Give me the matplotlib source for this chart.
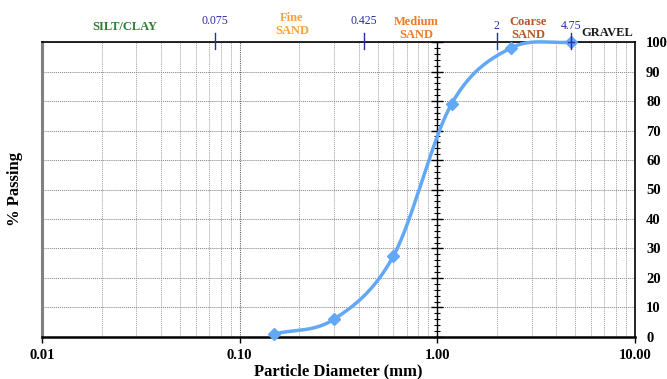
import numpy as np
import matplotlib.pyplot as plt
from matplotlib.ticker import FixedLocator, NullFormatter
import matplotlib.transforms as mtransforms

# sieve data
diam_mm = [0.15, 0.3, 0.6, 1.18, 2.36, 4.75]
pct_passing = [1.0, 6.0, 27.5, 79.0, 98.0, 100.0]

# soil class boundaries (top markers)
bound_vals = [0.075, 0.425, 2, 4.75]
bound_labels = ["0.075", "0.425", "2", "4.75"]
bound_label_y = [105.0, 105.0, 103.3, 103.3]

# zone labels
zone_names = ["SILT/CLAY", "Fine\nSAND", "Medium\nSAND", "Coarse\nSAND", "GRAVEL"]
zone_x = [0.0263, 0.184, 0.78, 2.87, 7.2]
zone_y = [1.032, 1.018, 1.004, 1.004, 1.01]
zone_colors = ["#2E7D32", "#F9A23A", "#F07A28", "#B5552A", "#1a1a1a"]

x_ticks = [0.01, 0.1, 1, 10]
x_ticklabels = ["0.01", "0.10", "1.00", "10.00"]
y_ticks = list(range(0, 101, 10))

plt.rcParams['font.family'] = ['Liberation Serif', 'DejaVu Serif']
plt.rcParams['font.weight'] = 'bold'


def catmull_rom(px, py, n=40):
    # Excel-style smoothed line, done in log-x / y space
    P = np.column_stack([px, py])
    P = np.vstack([P[0] - (P[1] - P[0]), P, P[-1] + (P[-1] - P[-2])])
    out = []
    for i in range(1, len(P) - 2):
        p0, p1, p2, p3 = P[i - 1], P[i], P[i + 1], P[i + 2]
        t = np.linspace(0, 1, n)[:, None]
        seg = 0.5 * ((2 * p1) + (-p0 + p2) * t + (2 * p0 - 5 * p1 + 4 * p2 - p3) * t ** 2
                     + (-p0 + 3 * p1 - 3 * p2 + p3) * t ** 3)
        out.append(seg)
    out = np.vstack(out)
    return out[:, 0], out[:, 1]


fig = plt.figure(figsize=(6.67, 3.79), dpi=100)
ax = fig.add_axes([0.063, 0.111, 0.889, 0.778])
ax.set_xscale('log')
ax.set_xlim(0.01, 10)
ax.set_ylim(0, 100)

# grid
ax.grid(which='major', axis='x', color='#606060', linestyle=(0, (1, 1)), linewidth=0.8)
ax.grid(which='minor', axis='x', color='#a0a0a0', linestyle=(0, (1, 1)), linewidth=0.7)
ax.grid(which='major', axis='y', color='#808080', linestyle=(0, (1, 1)), linewidth=0.7)
ax.set_axisbelow(True)

# x axis
ax.xaxis.set_major_locator(FixedLocator(x_ticks))
ax.set_xticklabels(x_ticklabels)
ax.xaxis.set_minor_formatter(NullFormatter())
ax.tick_params(axis='x', which='major', direction='out', length=4, width=1, labelsize=10.5, pad=5)
ax.tick_params(axis='x', which='minor', length=0)

# y axis crossing at x = 1, labels on the right
ax.spines['left'].set_position(('data', 1))
ax.spines['left'].set_linewidth(1.0)
ax.set_yticks(y_ticks)
ax.yaxis.set_minor_locator(FixedLocator(list(range(0, 101, 2))))
ax.tick_params(axis='y', which='major', left=True, right=False, labelleft=False,
               labelright=True, direction='inout', length=8, width=1, labelsize=10.5, pad=4)
ax.tick_params(axis='y', which='minor', left=True, right=False, direction='inout',
               length=5, width=0.8)
ax.grid(which='minor', axis='y', visible=False)

ax.spines['bottom'].set_linewidth(1.8)
ax.spines['top'].set_linewidth(1.2)
ax.spines['right'].set_linewidth(1.2)
ax.axvline(0.01, color='#808080', linewidth=2.2, clip_on=False)

# curve
lx, ly = catmull_rom(np.log10(diam_mm), pct_passing)
ax.plot(10 ** lx, ly, color='#62A8F7', linewidth=2.5, clip_on=False, zorder=4)
ax.plot(diam_mm, pct_passing, linestyle='none', marker='D', markersize=6,
        color='#62A8F7', clip_on=False, zorder=5)

# boundary markers at the top
for v, lab, ly_ in zip(bound_vals, bound_labels, bound_label_y):
    ax.plot([v, v], [97.5, 103], color='#2B2BA8', linewidth=1.0, clip_on=False, zorder=6)
    ax.text(v, ly_, lab, color='#2B2BA8', fontsize=8.5, fontweight='normal',
            ha='center', va='bottom', clip_on=False)
ax.plot([4.75 * 0.96, 4.75 * 1.04], [100, 100], color='#2B2BA8', linewidth=1.0,
        clip_on=False, zorder=6)

trans = mtransforms.blended_transform_factory(ax.transData, ax.transAxes)
for name, x, y, c in zip(zone_names, zone_x, zone_y, zone_colors):
    ax.text(x, y, name, color=c, fontsize=9, fontweight='bold', ha='center',
            va='bottom', transform=trans, linespacing=1.1, clip_on=False)

ax.set_xlabel("Particle Diameter (mm)", fontsize=12, fontweight='bold', labelpad=1)
fig.text(0.023, 0.5, "% Passing", rotation=90, fontsize=12, fontweight='bold',
         ha='center', va='center')

fig.savefig("out.png", dpi=100)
▬▬▬
WHAT TO PRODUCE: Only the lines from the top of the data through the line with "ax.tick_params(axis='x', which='minor', length=0)" should be quoted, exactly and with both ends kept; skip the pictures.

COMPLETE ANSWER:
Give me the matplotlib source for this chart.
import numpy as np
import matplotlib.pyplot as plt
from matplotlib.ticker import FixedLocator, NullFormatter
import matplotlib.transforms as mtransforms

# sieve data
diam_mm = [0.15, 0.3, 0.6, 1.18, 2.36, 4.75]
pct_passing = [1.0, 6.0, 27.5, 79.0, 98.0, 100.0]

# soil class boundaries (top markers)
bound_vals = [0.075, 0.425, 2, 4.75]
bound_labels = ["0.075", "0.425", "2", "4.75"]
bound_label_y = [105.0, 105.0, 103.3, 103.3]

# zone labels
zone_names = ["SILT/CLAY", "Fine\nSAND", "Medium\nSAND", "Coarse\nSAND", "GRAVEL"]
zone_x = [0.0263, 0.184, 0.78, 2.87, 7.2]
zone_y = [1.032, 1.018, 1.004, 1.004, 1.01]
zone_colors = ["#2E7D32", "#F9A23A", "#F07A28", "#B5552A", "#1a1a1a"]

x_ticks = [0.01, 0.1, 1, 10]
x_ticklabels = ["0.01", "0.10", "1.00", "10.00"]
y_ticks = list(range(0, 101, 10))

plt.rcParams['font.family'] = ['Liberation Serif', 'DejaVu Serif']
plt.rcParams['font.weight'] = 'bold'


def catmull_rom(px, py, n=40):
    # Excel-style smoothed line, done in log-x / y space
    P = np.column_stack([px, py])
    P = np.vstack([P[0] - (P[1] - P[0]), P, P[-1] + (P[-1] - P[-2])])
    out = []
    for i in range(1, len(P) - 2):
        p0, p1, p2, p3 = P[i - 1], P[i], P[i + 1], P[i + 2]
        t = np.linspace(0, 1, n)[:, None]
        seg = 0.5 * ((2 * p1) + (-p0 + p2) * t + (2 * p0 - 5 * p1 + 4 * p2 - p3) * t ** 2
                     + (-p0 + 3 * p1 - 3 * p2 + p3) * t ** 3)
        out.append(seg)
    out = np.vstack(out)
    return out[:, 0], out[:, 1]


fig = plt.figure(figsize=(6.67, 3.79), dpi=100)
ax = fig.add_axes([0.063, 0.111, 0.889, 0.778])
ax.set_xscale('log')
ax.set_xlim(0.01, 10)
ax.set_ylim(0, 100)

# grid
ax.grid(which='major', axis='x', color='#606060', linestyle=(0, (1, 1)), linewidth=0.8)
ax.grid(which='minor', axis='x', color='#a0a0a0', linestyle=(0, (1, 1)), linewidth=0.7)
ax.grid(which='major', axis='y', color='#808080', linestyle=(0, (1, 1)), linewidth=0.7)
ax.set_axisbelow(True)

# x axis
ax.xaxis.set_major_locator(FixedLocator(x_ticks))
ax.set_xticklabels(x_ticklabels)
ax.xaxis.set_minor_formatter(NullFormatter())
ax.tick_params(axis='x', which='major', direction='out', length=4, width=1, labelsize=10.5, pad=5)
ax.tick_params(axis='x', which='minor', length=0)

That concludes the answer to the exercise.